Island Lecture Series – December 2018: “Space and Place in Musical Identity on PEI: A Sonic Habitus” with Dr. Kate Bevan-Baker

Space and Place in Musical Identity on PEI: A Sonic Habitus
with Dr. Kate Bevan-Baker
Tuesday, December 11 | 7 p.m. | SDU Main Building Faculty Lounge, Room 201

WATCH THE VIDEO

The Island Lecture Series December lecture was held Tuesday, December 11, at 7 p.m. in the SDU Main Building Faculty Lounge on the UPEI campus, and featured Dr. Kate Bevan-Baker speaking about “Space and Place in Musical Identity on PEI: A Sonic Habitus.”

A culture is often defined by its music, language, and traditions that are passed down from one generation to the next. This lecture maps out Irish sonic territories across PEI and explore the musical place and mobility of the music’s performers and listeners. Traditional music plays a pivotal role in the maintenance of lifeworlds of Irish settlers and their ancestors. Drawing primarily from Pierre Bourdieu’s celebrated Habitus theory, this lecture explores the importance of investigating traditional music within the cultural lifeworlds of its performers in order to achieve a comprehensive understanding of PEI’s unique soundscape. Focusing on cultural memory and a collective sense of place, migration history from Ireland to PEI is also explored, concentrating on ethnic fade and the recent surge of musical hybridity and transculturation that presently exists.
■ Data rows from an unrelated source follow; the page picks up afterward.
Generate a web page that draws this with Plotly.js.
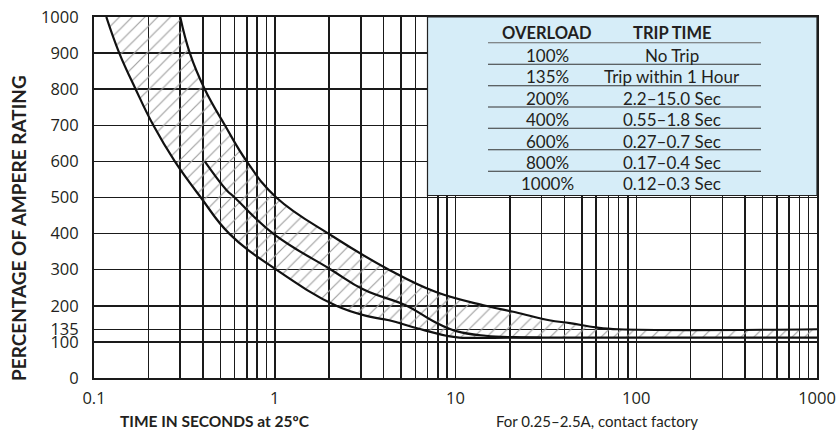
<!DOCTYPE html>
<html><head><meta charset="utf-8">
<script src="https://cdn.plot.ly/plotly-3.0.1.min.js"></script>
<style>html,body{margin:0;padding:0;background:#fff}#chart{width:838px;height:433px}</style>
</head><body><div id="chart"></div>
<script>
// Lower (fastest) trip curve
const lowerTime = [0.117, 0.138, 0.17, 0.213, 0.28, 0.39, 0.56, 1.02, 2.19, 3.35, 4.28, 6.2, 8.9, 10.5, 20, 100, 1000];
const lowerPct  = [1000, 900, 800, 700, 600, 500, 400, 300, 200, 170, 160, 137, 117, 112, 112, 112, 112];
// Middle curve
const midTime = [0.41, 0.54, 0.6, 0.98, 2.05, 3.1, 5.37, 7.5, 10.1, 14.7, 21.5, 30];
const midPct  = [600, 521, 500, 400, 300, 245, 200, 158, 130, 117, 113, 112];
// Upper (slowest) trip curve
const upperTime = [0.3, 0.339, 0.41, 0.53, 0.7, 1.02, 2.1, 4.28, 7.8, 14.7, 21.5, 33, 43, 60, 80, 1000];
const upperPct  = [1000, 900, 800, 700, 600, 500, 392, 300, 238, 200, 182, 160, 152, 140, 135, 135];

// Axis ticks
const xLabelVals = [0.1, 1, 10, 100, 1000];
const xLabelText = ['0.1', '1', '10', '100', '1000'];
const yTickVals = [0, 100, 135, 200, 300, 400, 500, 600, 700, 800, 900, 1000];

// Table
const overload = ['100%', '135%', '200%', '400%', '600%', '800%', '1000%'];
const tripTime = ['No Trip', 'Trip within 1 Hour', '2.2\u201315.0 Sec', '0.55\u20131.8 Sec', '0.27\u20130.7 Sec', '0.17\u20130.4 Sec', '0.12\u20130.3 Sec'];

// grid positions on the log axis
const decades = [0.1, 1, 10, 100];
const mults = [1, 2, 3, 4, 5, 6, 7, 8, 9];
const xGrid = [];
decades.forEach(d => mults.forEach(m => xGrid.push(+(d * m).toPrecision(3))));
xGrid.push(1000);
const xGridText = xGrid.map(v => { const i = xLabelVals.indexOf(v); return i >= 0 ? xLabelText[i] : ''; });

const FONT = 'Lato, "Open Sans", sans-serif';
const TICKFONT = '"Open Sans", Lato, sans-serif';
const TXT = '#231f20';

// pixel helpers for paper coords (plot area 94..817 x 17..378)
const L = 94, R = 817, T = 17, B = 378;
const px = x => (x - L) / (R - L);
const py = y => (B - y) / (B - T);

const curveLine = {color: '#111', width: 2.2, shape: 'spline', smoothing: 1.2};
const traces = [
  {x: lowerTime, y: lowerPct, mode: 'lines', line: curveLine, hoverinfo: 'skip'},
  {x: upperTime, y: upperPct, mode: 'lines', line: curveLine,
   fill: 'tonexty', fillcolor: 'rgba(0,0,0,0)',
   fillpattern: {shape: '/', fgcolor: '#a0a0a0', bgcolor: 'rgba(0,0,0,0)', size: 9, solidity: 0.13}, hoverinfo: 'skip'},
  {x: midTime, y: midPct, mode: 'lines', line: curveLine, hoverinfo: 'skip'}
];

const shapes = [
  {type: 'rect', xref: 'paper', yref: 'paper', x0: px(427.5), x1: 1, y0: py(195.5), y1: 1,
   fillcolor: '#d6edf8', line: {color: '#222', width: 1.2}, layer: 'above'}
];
const lineYs = [42.7, 64.3, 85.7, 107, 128.3, 149.7, 171.3];
lineYs.forEach((yy, i) => shapes.push({type: 'line', xref: 'paper', yref: 'paper', x0: px(488), x1: px(761),
  y0: py(yy), y1: py(yy), line: {color: i === 0 ? '#666' : '#333', width: 1.1}, layer: 'above'}));

function ann(text, x, y, size, bold, extra) {
  return Object.assign({text: text, x: px(x), y: py(y), xref: 'paper', yref: 'paper', showarrow: false,
    xanchor: 'center', yanchor: 'middle',
    font: {family: FONT, size: size, color: TXT, weight: bold ? 'bold' : 'normal'}}, extra || {});
}
const annotations = [
  ann('OVERLOAD', 547, 33, 16.5, true),
  ann('TRIP TIME', 672, 33, 16.5, true),
  ann('PERCENTAGE OF AMPERE RATING', 18, 228, 19, true, {textangle: -90}),
  ann('TIME IN SECONDS at 25\u00baC', 215, 421, 15.5, true),
  ann('For 0.25\u20132.5A, contact factory', 597, 421, 15, false)
];
const rowYs = [55, 77, 98.5, 119.5, 141, 162.5, 183];
overload.forEach((o, i) => {
  annotations.push(ann(o, 547, rowYs[i], 17, false));
  annotations.push(ann(tripTime[i], 672, rowYs[i], 17, false));
});

const layout = {
  width: 838, height: 433,
  margin: {l: L, r: 838 - R, t: T, b: 433 - B, pad: 0},
  paper_bgcolor: '#fff', plot_bgcolor: '#fff',
  showlegend: false,
  font: {family: FONT, color: TXT},
  xaxis: {type: 'log', range: [-1, 3], tickmode: 'array', tickvals: xGrid, ticktext: xGridText,
    showgrid: true, gridcolor: '#1a1a1a', gridwidth: 1.5, zeroline: false,
    showline: true, linecolor: '#1a1a1a', linewidth: 2, mirror: true,
    ticks: 'outside', ticklen: 4, tickcolor: 'rgba(0,0,0,0)', tickfont: {family: TICKFONT, size: 16.5, color: TXT}},
  yaxis: {range: [0, 1000], tickmode: 'array', tickvals: yTickVals, ticktext: yTickVals.map(String),
    showgrid: true, gridcolor: '#1a1a1a', gridwidth: 1.5, zeroline: false,
    showline: true, linecolor: '#1a1a1a', linewidth: 2, mirror: true,
    ticks: 'outside', ticklen: 10, tickcolor: 'rgba(0,0,0,0)', tickfont: {family: TICKFONT, size: 16.5, color: TXT}},
  shapes: shapes,
  annotations: annotations
};

Plotly.newPlot('chart', traces, layout, {staticPlot: true, displayModeBar: false});
</script>
</body></html>
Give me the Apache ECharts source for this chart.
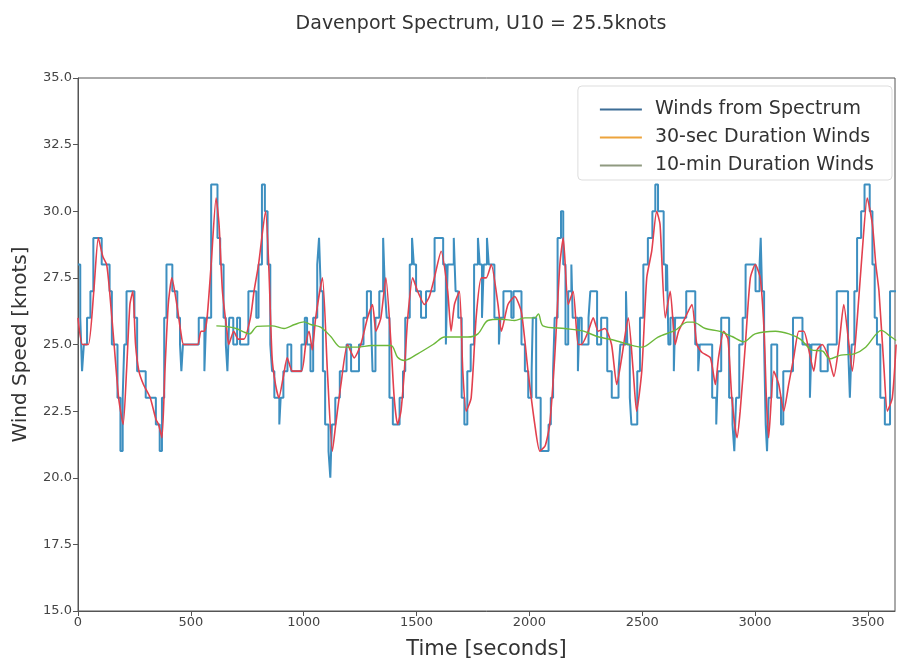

Newfoundland-born Kate Bevan-Baker holds violin performance degrees from Memorial and McGill Universities, and a PhD specializing in Irish Music on PEI from Concordia University where she was a Social Sciences and Humanities Research Council Doctoral Scholar. She was the winner of Concordia University’s Doctoral Thesis Defense Award in 2018, and the recipient of the inaugural Rhona Richman Kenneally Award for the top PhD paper at the Canadian Association for Irish Studies conference in 2018. Kate’s music performance career has taken her to Russia, across Canada twice with the National Youth Orchestra of Canada, to China for the 2010 World Expo with rock band Hey Rosetta!, the 2010 JUNO Awards performing with Michael Bublé, as well as playing with symphony orchestras and chamber groups across Canada. She has been featured on many nationwide radio and television broadcasts, and can be heard on over thirty CDs, videogame, and movie soundtracks. Kate currently teaches at the Siamsa School of Irish music in Montréal, lectures at Concordia University at the School of Irish Studies, and balances an active performance and teaching schedule.